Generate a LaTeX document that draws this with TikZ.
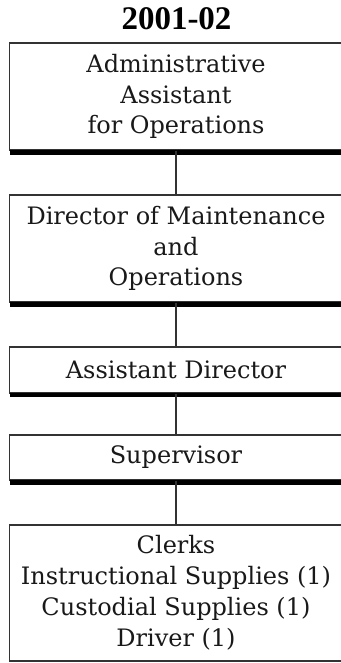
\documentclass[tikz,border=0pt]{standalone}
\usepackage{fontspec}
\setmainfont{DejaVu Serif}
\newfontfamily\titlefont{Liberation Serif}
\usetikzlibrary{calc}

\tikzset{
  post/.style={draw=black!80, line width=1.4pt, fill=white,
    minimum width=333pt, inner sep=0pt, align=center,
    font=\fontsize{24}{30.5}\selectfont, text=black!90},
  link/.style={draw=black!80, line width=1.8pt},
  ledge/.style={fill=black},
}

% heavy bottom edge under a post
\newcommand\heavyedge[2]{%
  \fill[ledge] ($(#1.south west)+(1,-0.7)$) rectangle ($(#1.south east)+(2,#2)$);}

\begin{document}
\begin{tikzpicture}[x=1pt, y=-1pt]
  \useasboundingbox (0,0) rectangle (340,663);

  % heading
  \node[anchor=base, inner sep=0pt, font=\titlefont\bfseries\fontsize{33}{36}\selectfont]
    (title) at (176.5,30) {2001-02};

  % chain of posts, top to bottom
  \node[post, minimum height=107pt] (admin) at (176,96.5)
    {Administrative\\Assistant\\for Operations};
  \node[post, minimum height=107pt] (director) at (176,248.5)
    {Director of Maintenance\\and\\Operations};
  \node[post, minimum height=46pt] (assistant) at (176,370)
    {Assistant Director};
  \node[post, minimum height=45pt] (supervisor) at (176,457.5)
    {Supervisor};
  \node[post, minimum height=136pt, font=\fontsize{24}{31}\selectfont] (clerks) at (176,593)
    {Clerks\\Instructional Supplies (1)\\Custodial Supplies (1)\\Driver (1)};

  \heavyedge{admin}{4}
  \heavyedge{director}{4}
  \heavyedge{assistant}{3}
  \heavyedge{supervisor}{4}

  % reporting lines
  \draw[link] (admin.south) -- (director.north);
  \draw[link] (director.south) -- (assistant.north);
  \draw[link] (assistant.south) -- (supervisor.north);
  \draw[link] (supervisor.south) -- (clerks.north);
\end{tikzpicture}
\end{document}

■ ■ ■

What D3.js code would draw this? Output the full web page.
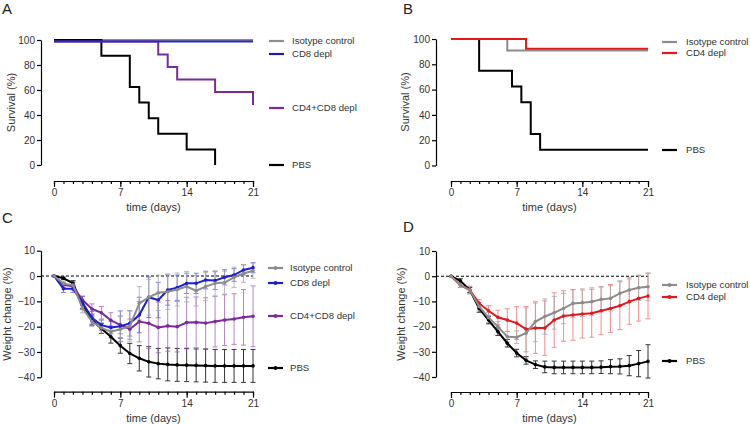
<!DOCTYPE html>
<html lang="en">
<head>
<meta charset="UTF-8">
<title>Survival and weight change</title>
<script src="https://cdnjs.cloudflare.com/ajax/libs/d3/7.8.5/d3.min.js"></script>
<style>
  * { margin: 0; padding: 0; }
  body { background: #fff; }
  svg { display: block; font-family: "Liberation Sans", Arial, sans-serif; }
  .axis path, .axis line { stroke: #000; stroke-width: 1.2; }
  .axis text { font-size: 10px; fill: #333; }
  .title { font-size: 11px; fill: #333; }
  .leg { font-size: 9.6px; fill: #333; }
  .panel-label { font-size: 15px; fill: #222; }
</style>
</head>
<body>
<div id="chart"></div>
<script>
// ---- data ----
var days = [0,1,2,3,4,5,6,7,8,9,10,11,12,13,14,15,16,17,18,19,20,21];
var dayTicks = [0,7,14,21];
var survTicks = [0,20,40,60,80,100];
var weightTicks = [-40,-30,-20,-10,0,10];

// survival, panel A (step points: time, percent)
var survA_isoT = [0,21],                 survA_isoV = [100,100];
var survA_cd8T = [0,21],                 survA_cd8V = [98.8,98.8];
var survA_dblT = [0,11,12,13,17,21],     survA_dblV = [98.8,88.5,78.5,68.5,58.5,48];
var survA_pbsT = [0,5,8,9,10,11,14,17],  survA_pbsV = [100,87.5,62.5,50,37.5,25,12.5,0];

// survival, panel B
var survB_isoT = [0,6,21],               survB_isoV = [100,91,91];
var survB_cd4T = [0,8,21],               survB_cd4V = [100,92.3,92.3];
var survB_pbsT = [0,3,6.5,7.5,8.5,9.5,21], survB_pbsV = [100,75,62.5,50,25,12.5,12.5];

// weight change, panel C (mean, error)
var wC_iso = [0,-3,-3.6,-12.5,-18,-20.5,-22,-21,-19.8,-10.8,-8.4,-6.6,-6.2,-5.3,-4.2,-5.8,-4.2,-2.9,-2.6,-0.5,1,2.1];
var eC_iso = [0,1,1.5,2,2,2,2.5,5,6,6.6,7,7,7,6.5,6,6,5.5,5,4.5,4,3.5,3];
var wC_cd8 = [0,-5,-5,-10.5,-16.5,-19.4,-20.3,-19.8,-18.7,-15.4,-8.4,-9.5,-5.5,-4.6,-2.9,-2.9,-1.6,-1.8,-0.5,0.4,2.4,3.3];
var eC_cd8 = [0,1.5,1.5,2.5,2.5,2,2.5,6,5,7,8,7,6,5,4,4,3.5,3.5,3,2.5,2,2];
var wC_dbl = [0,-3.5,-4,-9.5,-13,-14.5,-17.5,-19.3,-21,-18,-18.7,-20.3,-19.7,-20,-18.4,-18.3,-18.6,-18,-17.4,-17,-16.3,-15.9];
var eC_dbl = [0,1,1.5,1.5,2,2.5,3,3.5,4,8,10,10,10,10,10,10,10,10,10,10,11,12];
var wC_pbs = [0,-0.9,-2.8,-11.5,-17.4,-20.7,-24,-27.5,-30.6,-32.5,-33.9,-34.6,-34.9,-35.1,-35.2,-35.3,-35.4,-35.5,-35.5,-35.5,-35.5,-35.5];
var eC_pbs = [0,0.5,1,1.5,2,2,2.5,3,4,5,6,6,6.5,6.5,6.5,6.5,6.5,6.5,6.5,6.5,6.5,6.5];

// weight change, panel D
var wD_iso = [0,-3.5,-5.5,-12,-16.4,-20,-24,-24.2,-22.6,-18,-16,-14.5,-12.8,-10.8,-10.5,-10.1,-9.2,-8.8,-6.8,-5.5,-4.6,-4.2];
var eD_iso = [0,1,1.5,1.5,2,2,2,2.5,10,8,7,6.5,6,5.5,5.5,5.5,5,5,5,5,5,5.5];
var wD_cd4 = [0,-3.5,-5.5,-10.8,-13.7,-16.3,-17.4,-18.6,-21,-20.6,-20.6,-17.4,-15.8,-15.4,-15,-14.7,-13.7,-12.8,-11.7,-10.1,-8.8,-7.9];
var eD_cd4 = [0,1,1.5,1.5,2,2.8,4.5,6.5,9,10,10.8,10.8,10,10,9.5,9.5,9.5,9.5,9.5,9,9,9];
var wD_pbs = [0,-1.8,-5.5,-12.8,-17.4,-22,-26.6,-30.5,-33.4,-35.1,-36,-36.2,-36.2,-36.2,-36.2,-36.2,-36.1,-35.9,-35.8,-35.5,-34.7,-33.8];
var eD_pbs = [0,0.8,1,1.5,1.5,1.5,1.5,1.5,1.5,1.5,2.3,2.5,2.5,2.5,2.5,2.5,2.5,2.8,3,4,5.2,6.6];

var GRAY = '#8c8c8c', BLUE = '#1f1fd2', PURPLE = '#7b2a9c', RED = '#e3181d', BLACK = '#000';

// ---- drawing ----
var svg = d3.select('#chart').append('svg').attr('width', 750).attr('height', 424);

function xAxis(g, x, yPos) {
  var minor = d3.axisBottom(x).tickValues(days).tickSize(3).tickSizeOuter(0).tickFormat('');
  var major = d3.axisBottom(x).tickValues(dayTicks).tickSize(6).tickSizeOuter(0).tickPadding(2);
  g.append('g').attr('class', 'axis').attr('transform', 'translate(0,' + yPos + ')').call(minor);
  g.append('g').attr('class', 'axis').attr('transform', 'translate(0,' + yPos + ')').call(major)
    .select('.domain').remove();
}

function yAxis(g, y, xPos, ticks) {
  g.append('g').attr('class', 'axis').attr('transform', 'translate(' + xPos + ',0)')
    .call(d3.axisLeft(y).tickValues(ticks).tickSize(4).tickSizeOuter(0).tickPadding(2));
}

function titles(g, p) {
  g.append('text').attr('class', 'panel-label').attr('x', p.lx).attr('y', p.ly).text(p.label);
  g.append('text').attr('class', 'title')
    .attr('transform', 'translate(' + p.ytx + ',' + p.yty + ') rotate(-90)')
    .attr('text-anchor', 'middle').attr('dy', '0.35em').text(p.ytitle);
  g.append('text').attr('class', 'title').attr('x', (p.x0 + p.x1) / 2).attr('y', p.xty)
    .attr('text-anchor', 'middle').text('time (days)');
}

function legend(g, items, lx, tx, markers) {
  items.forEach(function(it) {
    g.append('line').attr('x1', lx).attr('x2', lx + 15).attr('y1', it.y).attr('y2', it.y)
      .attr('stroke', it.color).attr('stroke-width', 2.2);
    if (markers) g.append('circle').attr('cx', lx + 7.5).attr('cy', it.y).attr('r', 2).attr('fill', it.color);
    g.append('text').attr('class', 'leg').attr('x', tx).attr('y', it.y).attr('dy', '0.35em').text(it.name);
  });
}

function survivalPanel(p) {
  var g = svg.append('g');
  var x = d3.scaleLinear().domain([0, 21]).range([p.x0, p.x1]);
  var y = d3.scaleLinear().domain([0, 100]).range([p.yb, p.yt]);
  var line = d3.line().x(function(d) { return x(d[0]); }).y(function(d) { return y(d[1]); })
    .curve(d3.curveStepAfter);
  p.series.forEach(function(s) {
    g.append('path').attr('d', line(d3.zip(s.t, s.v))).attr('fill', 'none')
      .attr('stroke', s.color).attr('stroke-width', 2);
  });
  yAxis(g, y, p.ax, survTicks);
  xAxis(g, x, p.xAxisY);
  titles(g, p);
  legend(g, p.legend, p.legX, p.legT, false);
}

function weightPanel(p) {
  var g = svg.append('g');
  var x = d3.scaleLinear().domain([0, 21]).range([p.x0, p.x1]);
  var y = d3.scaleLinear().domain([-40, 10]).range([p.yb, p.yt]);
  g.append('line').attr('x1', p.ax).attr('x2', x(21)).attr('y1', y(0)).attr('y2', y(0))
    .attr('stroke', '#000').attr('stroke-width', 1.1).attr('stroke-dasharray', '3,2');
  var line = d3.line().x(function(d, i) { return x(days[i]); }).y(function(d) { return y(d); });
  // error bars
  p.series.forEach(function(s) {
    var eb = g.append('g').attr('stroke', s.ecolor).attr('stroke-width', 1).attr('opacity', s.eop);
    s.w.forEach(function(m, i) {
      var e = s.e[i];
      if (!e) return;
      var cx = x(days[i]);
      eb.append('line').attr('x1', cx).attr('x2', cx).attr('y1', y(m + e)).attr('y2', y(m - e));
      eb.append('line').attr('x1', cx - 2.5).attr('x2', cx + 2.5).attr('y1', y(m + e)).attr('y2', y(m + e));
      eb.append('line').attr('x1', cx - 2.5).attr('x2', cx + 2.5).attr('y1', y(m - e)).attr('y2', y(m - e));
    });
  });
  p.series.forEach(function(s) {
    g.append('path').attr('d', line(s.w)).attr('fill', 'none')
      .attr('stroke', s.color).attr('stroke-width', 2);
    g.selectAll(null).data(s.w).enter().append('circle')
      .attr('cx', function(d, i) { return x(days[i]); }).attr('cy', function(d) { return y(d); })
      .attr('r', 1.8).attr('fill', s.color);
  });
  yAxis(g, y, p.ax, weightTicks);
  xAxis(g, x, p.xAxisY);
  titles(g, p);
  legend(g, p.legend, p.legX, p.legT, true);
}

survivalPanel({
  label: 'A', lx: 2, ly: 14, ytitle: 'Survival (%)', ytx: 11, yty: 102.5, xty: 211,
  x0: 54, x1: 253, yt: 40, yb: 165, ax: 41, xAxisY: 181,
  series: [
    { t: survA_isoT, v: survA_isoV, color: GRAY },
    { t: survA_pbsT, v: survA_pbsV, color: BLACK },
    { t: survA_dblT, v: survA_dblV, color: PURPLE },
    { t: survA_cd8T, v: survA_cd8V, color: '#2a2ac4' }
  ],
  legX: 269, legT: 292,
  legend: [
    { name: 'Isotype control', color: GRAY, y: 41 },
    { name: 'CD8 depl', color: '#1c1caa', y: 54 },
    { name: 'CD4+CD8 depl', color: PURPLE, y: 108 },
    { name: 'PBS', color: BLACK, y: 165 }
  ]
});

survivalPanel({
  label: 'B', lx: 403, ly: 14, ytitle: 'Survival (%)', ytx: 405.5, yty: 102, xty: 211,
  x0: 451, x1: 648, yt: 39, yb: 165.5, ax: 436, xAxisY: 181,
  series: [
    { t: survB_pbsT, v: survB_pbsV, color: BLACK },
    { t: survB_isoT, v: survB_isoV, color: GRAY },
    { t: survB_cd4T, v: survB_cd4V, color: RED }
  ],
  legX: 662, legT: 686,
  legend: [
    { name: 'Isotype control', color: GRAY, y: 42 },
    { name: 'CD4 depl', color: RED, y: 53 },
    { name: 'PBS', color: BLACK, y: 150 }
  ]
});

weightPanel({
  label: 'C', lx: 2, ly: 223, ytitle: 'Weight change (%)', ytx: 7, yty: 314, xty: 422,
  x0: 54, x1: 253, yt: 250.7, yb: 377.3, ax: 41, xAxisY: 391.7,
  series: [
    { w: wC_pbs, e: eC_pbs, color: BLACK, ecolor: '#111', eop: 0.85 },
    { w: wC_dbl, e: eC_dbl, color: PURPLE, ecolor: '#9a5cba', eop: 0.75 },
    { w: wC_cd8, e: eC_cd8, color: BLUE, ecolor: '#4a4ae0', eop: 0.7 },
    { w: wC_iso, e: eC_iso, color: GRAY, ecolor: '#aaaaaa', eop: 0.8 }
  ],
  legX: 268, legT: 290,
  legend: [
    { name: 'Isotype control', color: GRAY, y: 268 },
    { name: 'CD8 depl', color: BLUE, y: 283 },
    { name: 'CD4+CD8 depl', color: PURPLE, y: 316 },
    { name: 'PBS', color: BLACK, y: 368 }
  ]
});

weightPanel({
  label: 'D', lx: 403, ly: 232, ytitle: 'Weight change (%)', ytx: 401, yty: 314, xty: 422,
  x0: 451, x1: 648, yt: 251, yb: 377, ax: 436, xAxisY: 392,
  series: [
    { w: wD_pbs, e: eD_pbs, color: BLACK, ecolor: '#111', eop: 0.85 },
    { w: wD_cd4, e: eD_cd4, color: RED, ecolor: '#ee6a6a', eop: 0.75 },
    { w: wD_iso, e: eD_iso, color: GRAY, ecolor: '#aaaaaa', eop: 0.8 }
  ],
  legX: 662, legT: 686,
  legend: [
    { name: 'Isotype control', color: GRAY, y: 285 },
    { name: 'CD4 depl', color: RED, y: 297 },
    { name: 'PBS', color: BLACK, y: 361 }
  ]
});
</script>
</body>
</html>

■ ■ ■

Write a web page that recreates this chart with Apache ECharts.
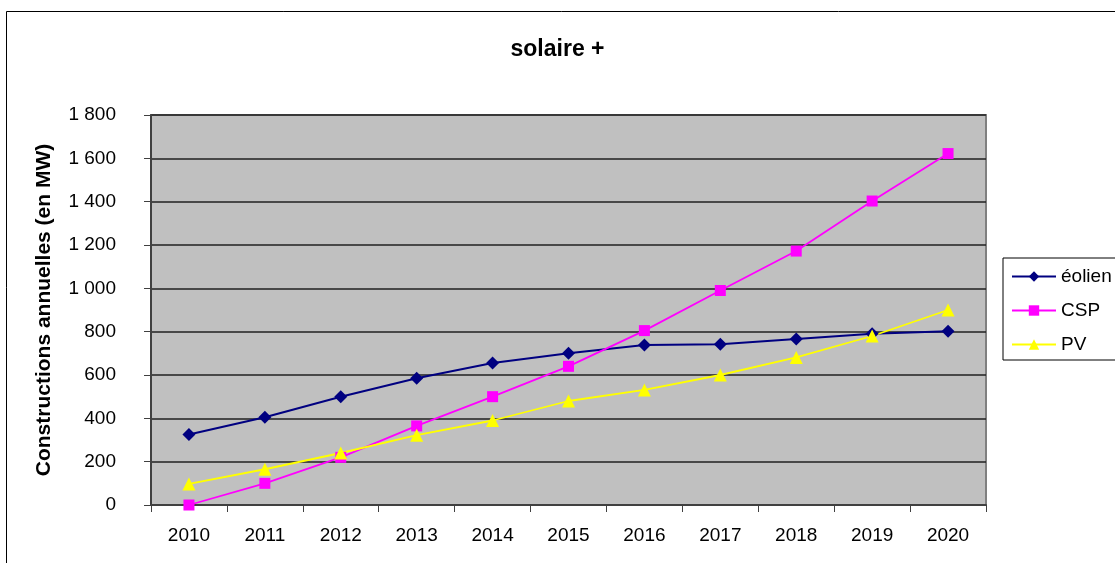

■ ■ ■

Which lines hold the word "that"? Copy every one of them.

OUTPUT BELOW -
Generate a LaTeX document that draws this with TikZ.
Write a web page that recreates this chart with Apache ECharts.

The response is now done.